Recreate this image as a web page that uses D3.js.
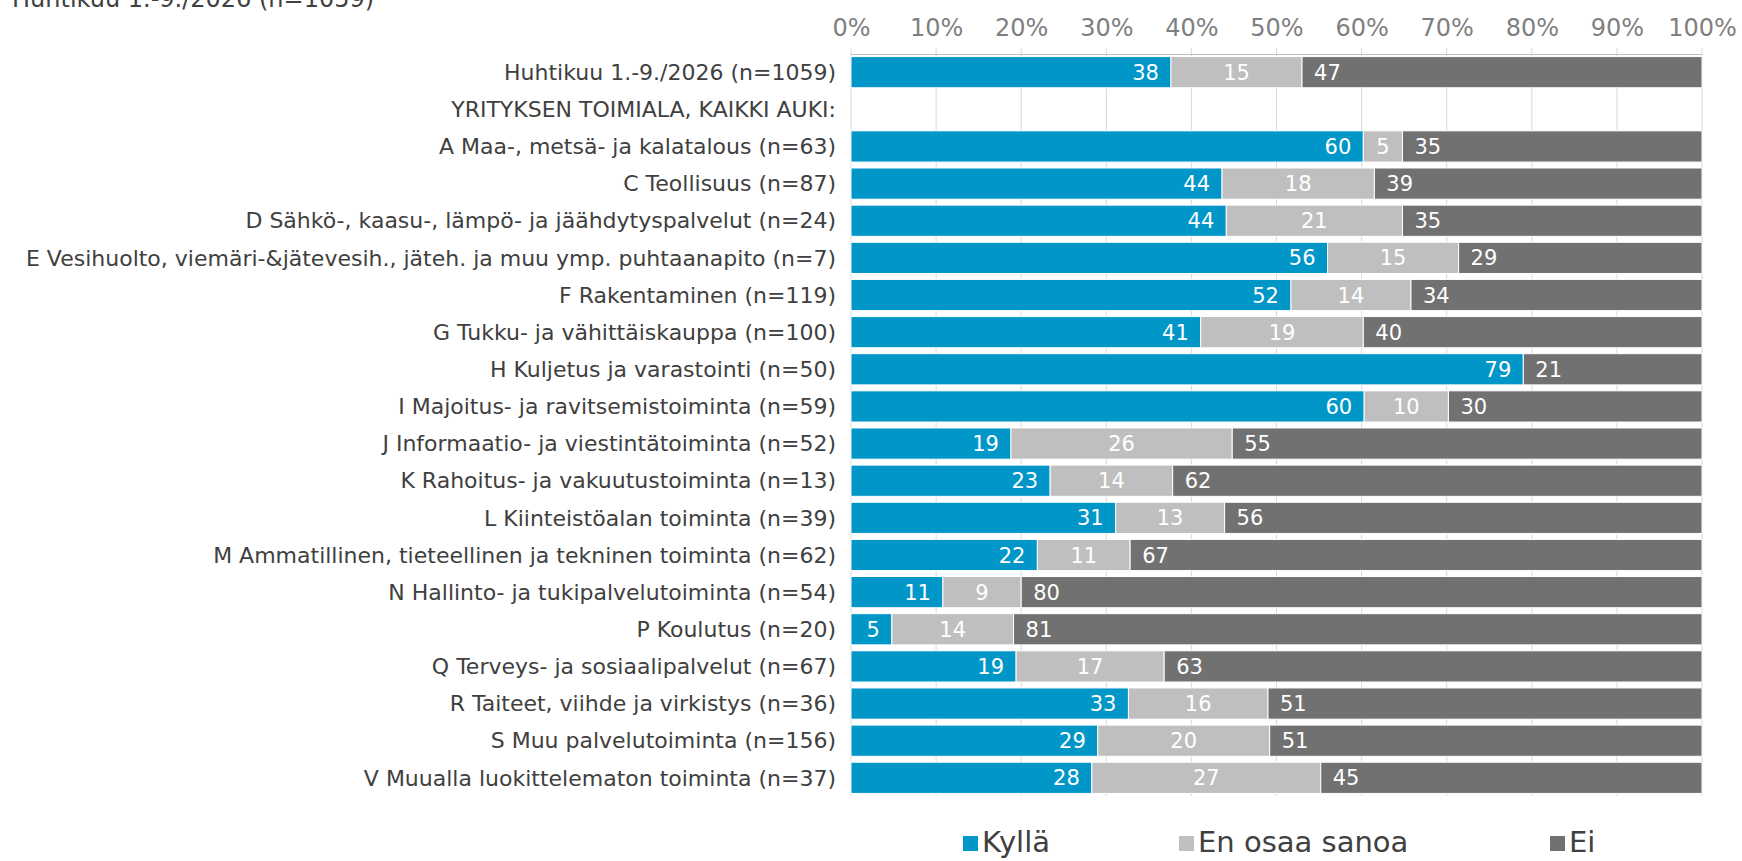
<!DOCTYPE html>
<html>
<head>
<meta charset="utf-8">
<script src="https://cdn.jsdelivr.net/npm/d3@7"></script>
<style>
  body { margin: 0; background: #fff; }
  svg { display: block; font-family: "DejaVu Sans", Verdana, sans-serif; }
</style>
</head>
<body>
<script>
// categories (top to bottom), empty values = heading row without bar
var categories = [
  "Huhtikuu 1.-9./2026 (n=1059)",
  "YRITYKSEN TOIMIALA, KAIKKI AUKI:",
  "A Maa-, metsä- ja kalatalous (n=63)",
  "C Teollisuus (n=87)",
  "D Sähkö-, kaasu-, lämpö- ja jäähdytyspalvelut (n=24)",
  "E Vesihuolto, viemäri-&jätevesih., jäteh. ja muu ymp. puhtaanapito (n=7)",
  "F Rakentaminen (n=119)",
  "G Tukku- ja vähittäiskauppa (n=100)",
  "H Kuljetus ja varastointi (n=50)",
  "I Majoitus- ja ravitsemistoiminta (n=59)",
  "J Informaatio- ja viestintätoiminta (n=52)",
  "K Rahoitus- ja vakuutustoiminta (n=13)",
  "L Kiinteistöalan toiminta (n=39)",
  "M Ammatillinen, tieteellinen ja tekninen toiminta (n=62)",
  "N Hallinto- ja tukipalvelutoiminta (n=54)",
  "P Koulutus (n=20)",
  "Q Terveys- ja sosiaalipalvelut (n=67)",
  "R Taiteet, viihde ja virkistys (n=36)",
  "S Muu palvelutoiminta (n=156)",
  "V Muualla luokittelematon toiminta (n=37)"
];

// series values in percent (null = no bar)
var kylla = [37.6, null, 60.2, 43.6, 44.1, 56.0, 51.7, 41.1, 79.0, 60.3, 18.8, 23.4, 31.1, 21.9, 10.8, 4.8, 19.4, 32.6, 29.0, 28.3];
var enOsaa = [15.4, null, 4.6, 17.9, 20.7, 15.4, 14.1, 19.1, 0, 9.9, 26.0, 14.4, 12.8, 10.9, 9.2, 14.3, 17.4, 16.4, 20.2, 26.9];
var ei = [47.0, null, 35.2, 38.5, 35.2, 28.6, 34.2, 39.8, 21.0, 29.8, 55.2, 62.2, 56.1, 67.2, 80.0, 80.9, 63.2, 51.0, 50.8, 44.8];

var seriesNames = ["Kyllä", "En osaa sanoa", "Ei"];
var seriesColors = ["#0096c8", "#bfbfbf", "#717171"];
var tickValues = [0, 10, 20, 30, 40, 50, 60, 70, 80, 90, 100];
var topTitle = "Huhtikuu 1.-9./2026 (n=1059)";

var W = 1742, H = 861;

var svg = d3.select("body").append("svg")
    .attr("width", W)
    .attr("height", H);

var x = d3.scaleLinear().domain([0, 100]).range([851, 1702]);
var y = d3.scaleBand().domain(categories).range([53.6, 796.4])
    .paddingInner(0.16).paddingOuter(0.08);

// half-cut title at the very top (clipped like in the original)
svg.append("text")
    .attr("x", 12).attr("y", 7)
    .attr("fill", "#404040")
    .style("font-size", "24px")
    .text(topTitle);

// gridlines
svg.append("g").selectAll("line")
    .data(tickValues)
  .enter().append("line")
    .attr("x1", function(d) { return x(d); })
    .attr("x2", function(d) { return x(d); })
    .attr("y1", 48)
    .attr("y2", 796)
    .attr("stroke", "#d9d9d9")
    .attr("stroke-width", 1);

// top axis line
svg.append("line")
    .attr("x1", x(0)).attr("x2", x(100))
    .attr("y1", 54.5).attr("y2", 54.5)
    .attr("stroke", "#bfbfbf");

// tick labels via axis
var axis = svg.append("g")
    .attr("transform", "translate(0,36)")
    .call(d3.axisTop(x).tickValues(tickValues).tickSize(0).tickPadding(0)
      .tickFormat(function(d) { return d + "%"; }));
axis.select(".domain").remove();
axis.selectAll("text")
    .attr("fill", "#7f7f7f")
    .style("font-size", "24px")
    .style("font-family", "DejaVu Sans, Verdana, sans-serif");

// category labels
svg.append("g").selectAll("text")
    .data(categories)
  .enter().append("text")
    .attr("x", 836)
    .attr("y", function(d) { return y(d) + y.bandwidth() / 2; })
    .attr("dy", "0.35em")
    .attr("text-anchor", "end")
    .attr("fill", "#404040")
    .style("font-size", "22px")
    .text(function(d) { return d; });

// stacked rows
var rows = categories.map(function(c, i) {
  return { cat: c, vals: [kylla[i], enOsaa[i], ei[i]] };
}).filter(function(r) { return r.vals[0] !== null; });

rows.forEach(function(r) {
  var start = 0;
  r.vals.forEach(function(v, k) {
    var x0 = x(start), x1 = x(start + v);
    start += v;
    if (v <= 0) return;
    svg.append("rect")
        .attr("x", x0)
        .attr("y", y(r.cat))
        .attr("width", x1 - x0)
        .attr("height", y.bandwidth())
        .attr("fill", seriesColors[k])
        .attr("stroke", "#fff")
        .attr("stroke-width", 1);

    var lx, anchor;
    if (k === 0) { lx = x1 - 12; anchor = "end"; }
    else if (k === 1) { lx = (x0 + x1) / 2; anchor = "middle"; }
    else { lx = x0 + 12; anchor = "start"; }
    svg.append("text")
        .attr("x", lx)
        .attr("y", y(r.cat) + y.bandwidth() / 2)
        .attr("dy", "0.36em")
        .attr("text-anchor", anchor)
        .attr("fill", "#fff")
        .style("font-size", "21px")
        .text(Math.round(v));
  });
});

// legend
var legendX = [963, 1179, 1550];
var legend = svg.append("g").selectAll("g")
    .data(seriesNames)
  .enter().append("g")
    .attr("transform", function(d, i) { return "translate(" + legendX[i] + ",0)"; });
legend.append("rect")
    .attr("x", 0).attr("y", 836)
    .attr("width", 15).attr("height", 15)
    .attr("fill", function(d, i) { return seriesColors[i]; });
legend.append("text")
    .attr("x", 19).attr("y", 852)
    .attr("fill", "#404040")
    .style("font-size", "29px")
    .text(function(d) { return d; });
</script>
</body>
</html>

> **TO DO**:
Repeat the listing in full and exactly. Leave any pictures out.

> **EXERCISE OUTPUT**:
Recreate this image as a web page that uses D3.js.
<!DOCTYPE html>
<html>
<head>
<meta charset="utf-8">
<script src="https://cdn.jsdelivr.net/npm/d3@7"></script>
<style>
  body { margin: 0; background: #fff; }
  svg { display: block; font-family: "DejaVu Sans", Verdana, sans-serif; }
</style>
</head>
<body>
<script>
// categories (top to bottom), empty values = heading row without bar
var categories = [
  "Huhtikuu 1.-9./2026 (n=1059)",
  "YRITYKSEN TOIMIALA, KAIKKI AUKI:",
  "A Maa-, metsä- ja kalatalous (n=63)",
  "C Teollisuus (n=87)",
  "D Sähkö-, kaasu-, lämpö- ja jäähdytyspalvelut (n=24)",
  "E Vesihuolto, viemäri-&jätevesih., jäteh. ja muu ymp. puhtaanapito (n=7)",
  "F Rakentaminen (n=119)",
  "G Tukku- ja vähittäiskauppa (n=100)",
  "H Kuljetus ja varastointi (n=50)",
  "I Majoitus- ja ravitsemistoiminta (n=59)",
  "J Informaatio- ja viestintätoiminta (n=52)",
  "K Rahoitus- ja vakuutustoiminta (n=13)",
  "L Kiinteistöalan toiminta (n=39)",
  "M Ammatillinen, tieteellinen ja tekninen toiminta (n=62)",
  "N Hallinto- ja tukipalvelutoiminta (n=54)",
  "P Koulutus (n=20)",
  "Q Terveys- ja sosiaalipalvelut (n=67)",
  "R Taiteet, viihde ja virkistys (n=36)",
  "S Muu palvelutoiminta (n=156)",
  "V Muualla luokittelematon toiminta (n=37)"
];

// series values in percent (null = no bar)
var kylla = [37.6, null, 60.2, 43.6, 44.1, 56.0, 51.7, 41.1, 79.0, 60.3, 18.8, 23.4, 31.1, 21.9, 10.8, 4.8, 19.4, 32.6, 29.0, 28.3];
var enOsaa = [15.4, null, 4.6, 17.9, 20.7, 15.4, 14.1, 19.1, 0, 9.9, 26.0, 14.4, 12.8, 10.9, 9.2, 14.3, 17.4, 16.4, 20.2, 26.9];
var ei = [47.0, null, 35.2, 38.5, 35.2, 28.6, 34.2, 39.8, 21.0, 29.8, 55.2, 62.2, 56.1, 67.2, 80.0, 80.9, 63.2, 51.0, 50.8, 44.8];

var seriesNames = ["Kyllä", "En osaa sanoa", "Ei"];
var seriesColors = ["#0096c8", "#bfbfbf", "#717171"];
var tickValues = [0, 10, 20, 30, 40, 50, 60, 70, 80, 90, 100];
var topTitle = "Huhtikuu 1.-9./2026 (n=1059)";

var W = 1742, H = 861;

var svg = d3.select("body").append("svg")
    .attr("width", W)
    .attr("height", H);

var x = d3.scaleLinear().domain([0, 100]).range([851, 1702]);
var y = d3.scaleBand().domain(categories).range([53.6, 796.4])
    .paddingInner(0.16).paddingOuter(0.08);

// half-cut title at the very top (clipped like in the original)
svg.append("text")
    .attr("x", 12).attr("y", 7)
    .attr("fill", "#404040")
    .style("font-size", "24px")
    .text(topTitle);

// gridlines
svg.append("g").selectAll("line")
    .data(tickValues)
  .enter().append("line")
    .attr("x1", function(d) { return x(d); })
    .attr("x2", function(d) { return x(d); })
    .attr("y1", 48)
    .attr("y2", 796)
    .attr("stroke", "#d9d9d9")
    .attr("stroke-width", 1);

// top axis line
svg.append("line")
    .attr("x1", x(0)).attr("x2", x(100))
    .attr("y1", 54.5).attr("y2", 54.5)
    .attr("stroke", "#bfbfbf");

// tick labels via axis
var axis = svg.append("g")
    .attr("transform", "translate(0,36)")
    .call(d3.axisTop(x).tickValues(tickValues).tickSize(0).tickPadding(0)
      .tickFormat(function(d) { return d + "%"; }));
axis.select(".domain").remove();
axis.selectAll("text")
    .attr("fill", "#7f7f7f")
    .style("font-size", "24px")
    .style("font-family", "DejaVu Sans, Verdana, sans-serif");

// category labels
svg.append("g").selectAll("text")
    .data(categories)
  .enter().append("text")
    .attr("x", 836)
    .attr("y", function(d) { return y(d) + y.bandwidth() / 2; })
    .attr("dy", "0.35em")
    .attr("text-anchor", "end")
    .attr("fill", "#404040")
    .style("font-size", "22px")
    .text(function(d) { return d; });

// stacked rows
var rows = categories.map(function(c, i) {
  return { cat: c, vals: [kylla[i], enOsaa[i], ei[i]] };
}).filter(function(r) { return r.vals[0] !== null; });

rows.forEach(function(r) {
  var start = 0;
  r.vals.forEach(function(v, k) {
    var x0 = x(start), x1 = x(start + v);
    start += v;
    if (v <= 0) return;
    svg.append("rect")
        .attr("x", x0)
        .attr("y", y(r.cat))
        .attr("width", x1 - x0)
        .attr("height", y.bandwidth())
        .attr("fill", seriesColors[k])
        .attr("stroke", "#fff")
        .attr("stroke-width", 1);

    var lx, anchor;
    if (k === 0) { lx = x1 - 12; anchor = "end"; }
    else if (k === 1) { lx = (x0 + x1) / 2; anchor = "middle"; }
    else { lx = x0 + 12; anchor = "start"; }
    svg.append("text")
        .attr("x", lx)
        .attr("y", y(r.cat) + y.bandwidth() / 2)
        .attr("dy", "0.36em")
        .attr("text-anchor", anchor)
        .attr("fill", "#fff")
        .style("font-size", "21px")
        .text(Math.round(v));
  });
});

// legend
var legendX = [963, 1179, 1550];
var legend = svg.append("g").selectAll("g")
    .data(seriesNames)
  .enter().append("g")
    .attr("transform", function(d, i) { return "translate(" + legendX[i] + ",0)"; });
legend.append("rect")
    .attr("x", 0).attr("y", 836)
    .attr("width", 15).attr("height", 15)
    .attr("fill", function(d, i) { return seriesColors[i]; });
legend.append("text")
    .attr("x", 19).attr("y", 852)
    .attr("fill", "#404040")
    .style("font-size", "29px")
    .text(function(d) { return d; });
</script>
</body>
</html>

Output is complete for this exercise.